今でこそ携帯大手3社の電波は全国各地ほとんどの場所で繋がるようになりましたが、サービス開始当初は都市部から始まり郊外にエリアが広がっていきました。
過去の経緯から考えると5Gも都市部からになりそうですが、携帯の電波を飛ばす基地局の準備状況はどうなっているのでしょうか。調べてみました。
現行3G、4Gの基地局数

引用:総務省平成30年8月(http://www.soumu.go.jp/main_content/000572034.pdf)
ドコモ :3G(139,500)、4G(202,400)
au :3G(36,100)、4G(119,100)
ソフトバンク:3G(115,900)、4G(126,500)
現在主流の4Gは3キャリアとも全国各地に10万以上の基地局を備えていることがわかります。
5Gに必要な基地局数は?

引用:au(https://www.au.com/mobile/area/5g/gijyutsu/)
5Gに必要な基地局の数は具体的にはわかりませんが、1つの基地局でカバーできるエリアは4Gより狭くなり、建物などの障害物に弱いとのことなので、全て5Gの基地局だけに賄おうとするならば、数十万という膨大な数が必要になりそうです。
各キャリアの5G基地局の設置計画
- ドコモ ・・・ 2021年度末で1万局、2024年度までに26,334局
- au ・・・ 2021年度末で1万局、2023年度までに53,626局
- ソフトバンク・・・ 2022年度末まで11,000局
いずれも現状の4Gの基地局数に比べると半分~10分の1程度であることがわかります。

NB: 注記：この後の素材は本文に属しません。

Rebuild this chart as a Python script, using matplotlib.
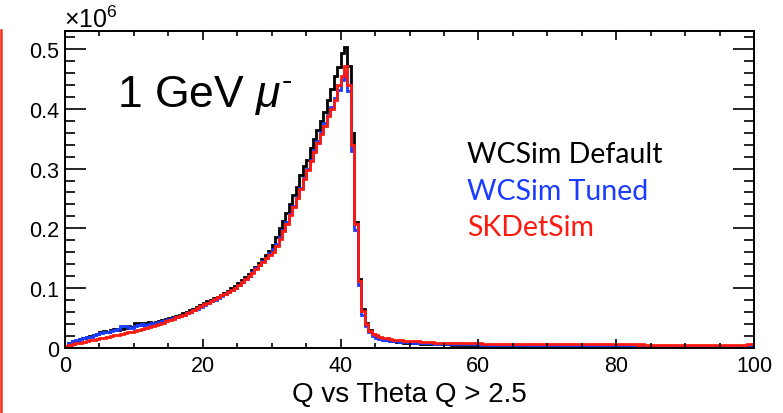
import numpy as np
import matplotlib
matplotlib.use("Agg")
import matplotlib.pyplot as plt
from matplotlib.lines import Line2D
from matplotlib.ticker import MultipleLocator, FixedLocator

plt.rcParams["font.family"] = ["Liberation Sans", "DejaVu Sans"]
plt.rcParams["mathtext.fontset"] = "custom"
plt.rcParams["mathtext.rm"] = "Liberation Sans"
plt.rcParams["mathtext.it"] = "Liberation Sans:italic"

# histogram: 200 bins of 0.5 over 0..100, contents in units of 1e6
x_lo, x_hi, n_bins = 0.0, 100.0, 200

wcsim_default = [
    0.004, 0.008, 0.012, 0.012, 0.015, 0.016, 0.019, 0.020, 0.021, 0.024,
    0.026, 0.028, 0.027, 0.030, 0.031, 0.030, 0.032, 0.034, 0.036, 0.035,
    0.041, 0.042, 0.038, 0.041, 0.043, 0.042, 0.044, 0.045, 0.046, 0.048,
    0.050, 0.052, 0.053, 0.056, 0.058, 0.061, 0.064, 0.066, 0.068, 0.072,
    0.076, 0.078, 0.080, 0.083, 0.086, 0.089, 0.092, 0.096, 0.100, 0.104,
    0.108, 0.113, 0.118, 0.124, 0.130, 0.136, 0.142, 0.149, 0.156, 0.163,
    0.172, 0.185, 0.200, 0.213, 0.226, 0.240, 0.255, 0.270, 0.290, 0.305,
    0.315, 0.335, 0.350, 0.365, 0.380, 0.395, 0.414, 0.433, 0.455, 0.470,
    0.493, 0.503, 0.472, 0.360, 0.210, 0.115, 0.065, 0.042, 0.030, 0.024,
    0.020, 0.017, 0.015, 0.013, 0.012, 0.011, 0.010, 0.010, 0.009, 0.009,
    0.008, 0.008, 0.008, 0.007, 0.007, 0.007, 0.007, 0.006, 0.006, 0.006,
    0.006, 0.006, 0.005, 0.005, 0.005, 0.005, 0.005, 0.005, 0.005, 0.005,
    0.005, 0.005, 0.004, 0.004, 0.004, 0.004, 0.004, 0.004, 0.004, 0.004,
    0.004, 0.004, 0.004, 0.003, 0.004, 0.004, 0.003, 0.004, 0.003, 0.004,
    0.003, 0.004, 0.003, 0.003, 0.004, 0.003, 0.003, 0.003, 0.004, 0.003,
    0.003, 0.003, 0.003, 0.004, 0.003, 0.003, 0.003, 0.003, 0.003, 0.003,
    0.003, 0.003, 0.003, 0.003, 0.003, 0.003, 0.003, 0.003, 0.003, 0.003,
    0.003, 0.003, 0.003, 0.003, 0.003, 0.003, 0.003, 0.003, 0.003, 0.003,
    0.003, 0.003, 0.003, 0.003, 0.003, 0.003, 0.003, 0.003, 0.003, 0.003,
    0.003, 0.003, 0.003, 0.003, 0.003, 0.003, 0.003, 0.003, 0.003, 0.004,
]

wcsim_tuned = [
    0.004, 0.008, 0.012, 0.013, 0.015, 0.017, 0.018, 0.019, 0.021, 0.023,
    0.025, 0.026, 0.027, 0.029, 0.030, 0.032, 0.036, 0.037, 0.035, 0.034,
    0.036, 0.039, 0.040, 0.038, 0.040, 0.042, 0.041, 0.043, 0.045, 0.046,
    0.048, 0.050, 0.051, 0.053, 0.056, 0.058, 0.061, 0.063, 0.066, 0.069,
    0.072, 0.075, 0.078, 0.081, 0.084, 0.087, 0.090, 0.094, 0.097, 0.101,
    0.105, 0.110, 0.115, 0.121, 0.127, 0.133, 0.139, 0.145, 0.151, 0.158,
    0.165, 0.174, 0.185, 0.197, 0.210, 0.224, 0.238, 0.252, 0.268, 0.284,
    0.300, 0.315, 0.331, 0.346, 0.361, 0.376, 0.390, 0.403, 0.418, 0.432,
    0.448, 0.462, 0.430, 0.330, 0.198, 0.105, 0.056, 0.036, 0.026, 0.020,
    0.017, 0.015, 0.014, 0.013, 0.012, 0.011, 0.011, 0.010, 0.010, 0.010,
    0.009, 0.009, 0.009, 0.008, 0.008, 0.008, 0.008, 0.007, 0.007, 0.007,
    0.007, 0.007, 0.006, 0.006, 0.006, 0.006, 0.006, 0.006, 0.006, 0.006,
    0.005, 0.005, 0.005, 0.005, 0.005, 0.005, 0.005, 0.005, 0.005, 0.005,
    0.005, 0.005, 0.005, 0.005, 0.004, 0.004, 0.005, 0.004, 0.004, 0.004,
    0.004, 0.004, 0.004, 0.004, 0.004, 0.004, 0.004, 0.004, 0.004, 0.004,
    0.004, 0.004, 0.004, 0.004, 0.004, 0.004, 0.004, 0.004, 0.004, 0.004,
    0.004, 0.004, 0.004, 0.004, 0.004, 0.004, 0.004, 0.004, 0.004, 0.004,
    0.004, 0.004, 0.004, 0.004, 0.004, 0.004, 0.004, 0.004, 0.004, 0.004,
    0.004, 0.004, 0.004, 0.004, 0.004, 0.004, 0.004, 0.004, 0.004, 0.004,
    0.004, 0.004, 0.004, 0.004, 0.004, 0.004, 0.004, 0.004, 0.004, 0.004,
]

skdetsim = [
    0.003, 0.005, 0.006, 0.008, 0.009, 0.010, 0.011, 0.013, 0.014, 0.015,
    0.016, 0.017, 0.019, 0.020, 0.021, 0.022, 0.023, 0.025, 0.026, 0.027,
    0.028, 0.030, 0.032, 0.033, 0.035, 0.036, 0.038, 0.040, 0.042, 0.045,
    0.047, 0.049, 0.051, 0.053, 0.056, 0.058, 0.061, 0.064, 0.067, 0.070,
    0.073, 0.076, 0.079, 0.082, 0.085, 0.088, 0.091, 0.094, 0.097, 0.101,
    0.105, 0.110, 0.115, 0.120, 0.126, 0.132, 0.138, 0.144, 0.150, 0.156,
    0.160, 0.170, 0.182, 0.195, 0.208, 0.222, 0.236, 0.250, 0.266, 0.282,
    0.298, 0.312, 0.328, 0.343, 0.358, 0.372, 0.388, 0.400, 0.415, 0.440,
    0.455, 0.472, 0.440, 0.340, 0.208, 0.112, 0.062, 0.040, 0.029, 0.024,
    0.021, 0.019, 0.017, 0.016, 0.015, 0.014, 0.013, 0.013, 0.012, 0.012,
    0.011, 0.011, 0.011, 0.010, 0.010, 0.010, 0.010, 0.009, 0.009, 0.009,
    0.009, 0.009, 0.008, 0.008, 0.008, 0.008, 0.008, 0.008, 0.008, 0.008,
    0.008, 0.007, 0.007, 0.007, 0.007, 0.007, 0.007, 0.007, 0.007, 0.007,
    0.007, 0.007, 0.007, 0.007, 0.007, 0.007, 0.007, 0.006, 0.007, 0.006,
    0.006, 0.006, 0.006, 0.006, 0.006, 0.006, 0.006, 0.006, 0.006, 0.006,
    0.006, 0.006, 0.006, 0.006, 0.006, 0.006, 0.006, 0.006, 0.006, 0.006,
    0.006, 0.006, 0.006, 0.006, 0.006, 0.006, 0.005, 0.006, 0.005, 0.005,
    0.005, 0.005, 0.005, 0.005, 0.005, 0.005, 0.005, 0.005, 0.005, 0.005,
    0.005, 0.005, 0.005, 0.005, 0.005, 0.005, 0.005, 0.005, 0.005, 0.005,
    0.005, 0.005, 0.005, 0.005, 0.005, 0.005, 0.005, 0.005, 0.006, 0.007,
]

series_names = ["WCSim Default", "WCSim Tuned", "SKDetSim"]
series_colors = ["#000000", "#1a3cff", "#ff1a10"]


def main():
    edges = np.linspace(x_lo, x_hi, n_bins + 1)

    fig = plt.figure(figsize=(7.83, 4.14), dpi=100)
    ax = fig.add_axes([65/783, 1 - 349/414, (754 - 65)/783, (349 - 32)/414])

    for vals, col in zip([wcsim_default, wcsim_tuned, skdetsim], series_colors):
        ax.stairs(vals, edges, color=col, lw=2.0)

    ax.set_xlim(x_lo, x_hi)
    ax.set_ylim(0, 0.53)

    ax.xaxis.set_major_locator(MultipleLocator(20))
    ax.xaxis.set_minor_locator(MultipleLocator(5))
    ax.yaxis.set_major_locator(FixedLocator([0, 0.1, 0.2, 0.3, 0.4, 0.5]))
    ax.yaxis.set_minor_locator(MultipleLocator(0.02))
    ax.set_yticklabels(["0", "0.1", "0.2", "0.3", "0.4", "0.5"])

    for s in ax.spines.values():
        s.set_linewidth(1.4)
    ax.tick_params(axis="both", which="both", direction="in",
                   top=True, right=True, width=1.2, labelsize=15.5)
    ax.tick_params(axis="x", which="major", length=6.5, pad=5)
    ax.tick_params(axis="x", which="minor", length=3.5)
    ax.tick_params(axis="y", which="major", length=15, pad=4)
    ax.tick_params(axis="y", which="minor", length=7.5)

    ax.set_xlabel("Q vs Theta Q > 2.5", fontsize=20, labelpad=4)

    fig.text(64/783, 1 - 20/414, r"$\times10^{6}$", fontsize=18, va="center", ha="left")

    ax.text(0.075, 0.80, r"1 GeV $\mathit{\mu}^{\text{-}}$", transform=ax.transAxes,
            fontsize=32, va="center", ha="left")

    y_pos = [155, 192, 228]
    for name, col, yp in zip(series_names, series_colors, y_pos):
        fig.text(467/783, 1 - yp/414, name, color=col, fontsize=20.5,
                 family=["Lato", "DejaVu Sans"], va="center", ha="left")

    # red slide-frame edge at the far left
    fig.add_artist(Line2D([1.2/783, 1.2/783], [0, 1 - 31/414], color="#ff2a10",
                          lw=1.8, transform=fig.transFigure))

    fig.savefig("out.png", dpi=100)


if __name__ == "__main__":
    main()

3社とも4Gの基地局も併用し、対応エリアの狭さを4Gで補うようですが、設備が整って5Gが普及するには5-10年はかかるのかもしれませんね。
ドコモは2019年9月20日からプレサービスを開始、auは2019年9月30日に第1号となる商用の基地局を設置し電波発射を開始したとのことです。
2020年春の商用サービスを予定していますが、あと半年程度しかないので、最初は都市部限定になるでしょう。

引用:ドコモ(https://www.nttdocomo.co.jp/info/news_release/2019/09/18_00.html)
ドコモがプレサービスの体験ができるエリアを公表していますが、大都市のスタジアムや主要駅、空港のみとなっています。
さいごに
2020年春のサービス開始を目指しているということですが、今回調べた限りでは、5Gの恩恵を全国どこでも受けられるようになるのは5-10年は先になりそうな気がしますね。
5Gの恩恵で高速通信ができるようになったり、通信の混雑ができるようになるのは良いと思いますが、車の自動運転だけはやめてくれないかなと思ったりしています。
自動運転を導入するなら、特定のエリアに制限してもらうなど人間の運転する車と共存しないような仕組みがないと、いくら技術が進歩しても人間がついていけないと思うんですね。
自動運転ができる世界をイメージできないからネガティブな意見しか出てこないのかもしれませんが、本当にできるようになるんですかね。
新しいことができるようになるのは良いですが、技術の進歩とともに便利になるにつれて人間の心は退化しているような気がしているので、何でもかんでも自動化はどうなんだろうかと思ったりしています。
ま、そうは言っても技術は進んでいくので、いいとこどりして生活の役に使い方ができればいいですね。